Le député Ismaël Diallo va introduire des innovations dans le rôle du député à travers des actions de proximité qui, de nouveau vont avoir l'adhésion des populations. C'était le seul élu qui parcourait les services étatiques question de s'en quérir des conditions de travail des agents. C'est le seul député qui allait à la rencontre des femmes dans les secteurs pour entendre leurs doléances et échanger avec elles. C'est enfin le seul élu qui avait ouvert un « bureau d'information » à Dori qui centralisait les doléances des populations qui lui étaient adressées. C'était beau tout cela. Mais au moment où la beauté prenait toute sa splendeur que de nouveau tout s'écroula.
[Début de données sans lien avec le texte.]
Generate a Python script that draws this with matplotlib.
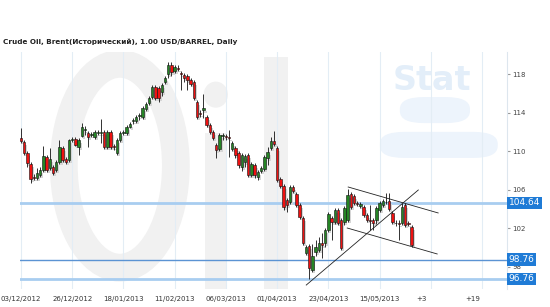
import matplotlib.pyplot as plt
from matplotlib.patches import FancyBboxPatch, Ellipse, Rectangle
import numpy as np

# daily OHLC (bar 0 = 03/12/2012)
opens = [111.37, 110.95, 109.81, 108.67, 107.33, 107.22, 107.53, 108.05, 109.40, 108.26,
         108.36, 108.05, 108.88, 110.33, 109.19, 109.09, 111.16, 111.26, 110.44, 111.58,
         112.20, 111.89, 111.68, 111.47, 111.89, 111.89, 111.99, 110.44, 111.99, 110.54,
         109.81, 111.16, 111.89, 111.89, 112.51, 113.13, 113.13, 113.65, 113.54, 114.37,
         114.99, 115.62, 116.65, 116.55, 116.13, 117.17, 118.00, 118.96, 118.31, 118.62,
         118.10, 117.90, 117.79, 117.38, 117.17, 115.10, 113.96, 114.27, 113.54, 112.72,
         111.99, 110.64, 110.23, 111.58, 111.58, 111.47, 110.23, 110.33, 109.81, 108.36,
         108.88, 109.61, 107.53, 108.57, 107.33, 107.95, 108.16, 109.30, 110.33, 111.06,
         110.33, 107.12, 106.39, 104.94, 104.74, 106.29, 105.56, 104.42, 103.08, 99.45,
         100.18, 97.69, 99.55, 99.76, 100.49, 100.49, 101.83, 103.08, 102.66, 103.91,
         102.87, 102.66, 102.87, 105.56, 105.36, 104.63, 104.32, 104.22, 103.39, 102.87,
         102.87, 102.87, 103.91, 104.42, 104.74, 104.84, 103.60, 102.56, 102.56, 102.56,
         104.42, 102.56, 102.15]
highs = [112.40, 111.16, 110.02, 108.88, 107.64, 108.26, 108.36, 110.54, 109.61, 110.33,
         108.57, 109.09, 111.16, 110.54, 109.40, 111.26, 111.47, 111.47, 111.37, 112.92,
         112.61, 112.09, 111.99, 112.20, 112.20, 113.34, 112.20, 112.20, 112.20, 110.75,
         111.37, 112.09, 112.20, 112.72, 113.03, 113.44, 113.75, 113.96, 114.68, 115.10,
         115.72, 116.86, 116.86, 116.76, 117.07, 117.79, 119.24, 119.24, 118.96, 118.93,
         118.31, 118.10, 118.00, 117.59, 117.38, 115.31, 114.27, 115.93, 113.75, 112.92,
         112.20, 110.85, 111.89, 111.89, 111.78, 112.20, 111.06, 110.54, 110.02, 109.81,
         109.71, 109.81, 108.88, 108.78, 108.05, 108.47, 109.61, 110.44, 111.47, 112.09,
         110.54, 107.33, 106.60, 105.15, 106.50, 106.50, 105.77, 104.63, 103.28, 100.28,
         100.38, 100.38, 100.80, 101.11, 101.52, 102.04, 103.70, 103.28, 104.11, 104.11,
         103.08, 104.32, 106.08, 105.77, 105.56, 104.84, 104.74, 104.42, 103.60, 104.42,
         103.08, 104.32, 104.84, 105.05, 105.67, 105.67, 103.80, 102.87, 102.87, 104.63,
         104.63, 102.77, 102.35]
lows = [110.85, 109.61, 108.36, 106.70, 107.02, 107.02, 107.33, 107.84, 107.84, 108.05,
        107.53, 107.84, 108.67, 108.88, 108.67, 108.88, 110.95, 110.54, 109.61, 111.47,
        111.68, 110.44, 111.47, 111.26, 111.68, 110.85, 110.23, 110.23, 110.23, 110.12,
        109.61, 110.95, 111.68, 111.68, 112.40, 112.82, 112.92, 113.23, 113.34, 114.17,
        114.79, 115.41, 115.31, 115.10, 115.72, 116.96, 117.59, 117.79, 118.10, 118.31,
        116.34, 117.17, 116.34, 116.76, 115.31, 113.34, 113.54, 113.44, 112.51, 111.78,
        111.16, 109.30, 110.02, 111.16, 111.16, 109.40, 110.02, 109.30, 108.26, 107.95,
        108.36, 107.33, 107.33, 107.22, 107.02, 107.74, 107.95, 108.57, 110.12, 110.54,
        106.81, 106.19, 103.91, 103.70, 104.53, 105.67, 104.22, 102.97, 100.28, 99.24,
        96.76, 97.48, 99.14, 99.55, 98.93, 100.07, 101.63, 100.80, 102.46, 102.35,
        99.76, 102.35, 102.66, 104.01, 104.42, 104.32, 104.11, 103.18, 102.66, 101.83,
        101.83, 102.46, 103.70, 104.22, 104.53, 103.80, 102.46, 102.25, 100.80, 102.35,
        102.15, 102.25, 100.07]
closes = [111.06, 109.81, 108.78, 107.12, 107.22, 107.74, 108.05, 109.50, 108.05, 109.19,
          107.74, 108.88, 110.44, 109.09, 108.88, 111.16, 111.26, 110.64, 111.16, 112.51,
          112.30, 111.47, 111.78, 111.99, 111.99, 111.99, 110.44, 111.99, 110.44, 110.44,
          111.16, 111.89, 111.99, 112.51, 112.82, 113.23, 113.54, 113.75, 114.48, 114.89,
          115.51, 116.65, 115.51, 115.51, 116.86, 117.59, 118.93, 118.21, 118.73, 118.57,
          118.00, 117.59, 117.38, 116.96, 115.51, 113.54, 113.85, 114.48, 112.72, 111.99,
          111.37, 110.12, 111.68, 111.68, 111.47, 111.37, 110.85, 109.61, 108.57, 109.61,
          109.50, 107.53, 108.67, 107.53, 107.84, 108.26, 109.40, 109.92, 111.06, 110.75,
          107.02, 106.39, 104.22, 104.42, 106.29, 105.88, 104.42, 103.18, 100.49, 100.07,
          97.90, 99.14, 100.07, 100.49, 100.28, 101.83, 103.49, 102.66, 103.91, 102.56,
          99.97, 104.11, 105.46, 104.22, 104.63, 104.53, 104.53, 103.39, 102.87, 102.77,
          102.56, 104.11, 104.63, 104.84, 104.74, 104.01, 102.66, 102.56, 102.46, 104.22,
          102.35, 102.46, 100.28]

# x axis
tick_pos = [0, 16, 32, 48, 64, 80, 96, 112, 125, 141]
tick_labels = ['03/12/2012', '26/12/2012', '18/01/2013', '11/02/2013', '06/03/2013',
               '01/04/2013', '23/04/2013', '15/05/2013', '+3', '+19']
grid_pos = [0, 16, 32, 48, 64, 80, 96, 112, 128, 144]
y_ticks = [98, 102, 106, 110, 114, 118]

# horizontal levels
levels = [104.64, 98.76, 96.76]
level_colors = ['#a8cdf0', '#5b93d3', '#a8cdf0']
level_widths = [2.0, 1.0, 2.0]

# trend lines: (x0, y0, x1, y1) in bar / price
trend_lines = [(89.1, 96.13, 124.1, 105.98),
               (102.2, 106.29, 130.3, 103.60),
               (101.9, 102.04, 130.0, 99.35)]

opens = np.array(opens)
highs = np.array(highs)
lows = np.array(lows)
closes = np.array(closes)
x = np.arange(len(opens))

fig = plt.figure(figsize=(5.5, 3.07), dpi=100)
ax = fig.add_axes([20 / 550, 1 - 289 / 307, 487 / 550, 237 / 307])
ax.set_xlim(-0.3, 151.8)
ax.set_ylim(95.72, 120.28)

# faint "OilStat" watermark
wm = '#f1f1f1'
T = ax.transAxes
ax.add_patch(Ellipse((0.205, 0.52), 0.23, 0.86, fill=False, ec=wm, lw=20, transform=T, zorder=0))
ax.add_patch(Rectangle((0.38, 0.0), 0.045, 0.66, color=wm, transform=T, zorder=0, lw=0))
ax.add_patch(Ellipse((0.402, 0.82), 0.05, 0.11, color=wm, transform=T, zorder=0, lw=0))
ax.add_patch(Rectangle((0.50, 0.0), 0.05, 0.98, color=wm, transform=T, zorder=0, lw=0))
ax.text(0.766, 0.81, 'Stat', transform=T, fontsize=24, fontweight='bold',
        color='#e3eef9', ha='left', va='bottom', zorder=0)
for xb, yb, wb in [(0.78, 0.70, 0.144), (0.739, 0.553, 0.242)]:
    ax.add_patch(FancyBboxPatch((xb, yb), wb, 0.11, boxstyle='round,pad=0,rounding_size=0.05',
                                transform=T, color='#edf4fc', zorder=0, lw=0))

for g in grid_pos:
    ax.axvline(g, color='#e3edf5', lw=0.8, zorder=1)

for lv, lc, lw in zip(levels, level_colors, level_widths):
    ax.axhline(lv, color=lc, lw=lw, zorder=2)

up = closes >= opens
body_low = np.minimum(opens, closes)
body_h = np.abs(closes - opens)
colors = np.where(up, '#258525', '#ee1111')

# grey shadows
ax.bar(x + 0.6, body_h + 0.05, bottom=body_low - 0.35, width=0.75, color='#d6d6d6',
       lw=0, zorder=2)
ax.vlines(x, lows, highs, color='#111111', lw=0.6, zorder=3)
ax.bar(x, np.maximum(body_h, 0.02), bottom=body_low, width=0.75, color=colors,
       edgecolor='#111111', lw=0.4, zorder=4)

for x0, y0, x1, y1 in trend_lines:
    ax.plot([x0, x1], [y0, y1], color='#222222', lw=0.6, zorder=5)

ax.set_xticks(tick_pos)
ax.set_xticklabels(tick_labels)
ax.set_yticks(y_ticks)
ax.yaxis.tick_right()
ax.tick_params(axis='y', length=2, color='#999999', labelsize=5, labelcolor='#444444', pad=2)
ax.tick_params(axis='x', length=0, labelsize=5, labelcolor='#333333', pad=5)
for s in ['top', 'left', 'bottom']:
    ax.spines[s].set_visible(False)
ax.spines['right'].set_color('#dde6ee')

for lv in levels:
    ax.text(1.003, lv, '%.2f' % lv, transform=ax.get_yaxis_transform(), fontsize=6.5,
            color='white', va='center', ha='left', zorder=6,
            bbox=dict(boxstyle='square,pad=0.2', fc='#1f7bd6', ec='none'))

fig.text(3 / 550, 1 - 42 / 307, 'Crude Oil, Brent(Исторический), 1.00 USD/BARREL, Daily',
         fontsize=5.2, fontweight='bold', color='#222222', va='center', ha='left')

fig.savefig('out.png', dpi=100)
En effet un beau jour, les sahéliens apprennent sur la voix des ondes que « le député Ismaël Diallo démissionnaire a été remplacé par son suppléant... »Décision de l'Assemblée nationale a-t-on expliqué à l'époque. En vérité, le député Ismaël Diallo, pour on ne sait comment était en mission à l'étranger pour le compte des Nations Unies. Avait-il eu l'autorisation de l'Assemblée Nationale? Cela quadrait-il avec son statut de député? On ne le sait. Toujours est-il que cela lui coûta de nouveau son poste. Que faire. Contraint et forcé, - il faut vivre- M. Diallo va rejoindre ses Nations Unies. De nos jours, l'intéressé, à ce qu'on dit jouirait d'une retraite dorée dans sa résidence de la zone du bois. Certainement qu'il suit avec intérêt cette « affaire Salif Diallo » en se souvenant qu'il y a 13 ans, il avait dit haut et fort ce qui coûte à Salif aujourd'hui la quinine à savoir la patrimonialisation de l'Etat, les clans profiteurs qui gravitent autour du chef de l'Etat, la nécessité d'une refonte de la manière de gouverner. Pour l'avoir dit, il a été chassé comme un malpropre des cercles du pouvoir. Mais 13 ans après, l'histoire lui donne raison devant les mêmes hommes toujours en vie et aux mêmes postes. Justement, le titre de l'interview était: L'ambassadeur Ismaël Diallo: DEVANT LES HOMMES ET DES DEVANT L'HISTOIRE. Et devant les hommes et devant l'histoire, la vérité triomphera. Tôt ou tard.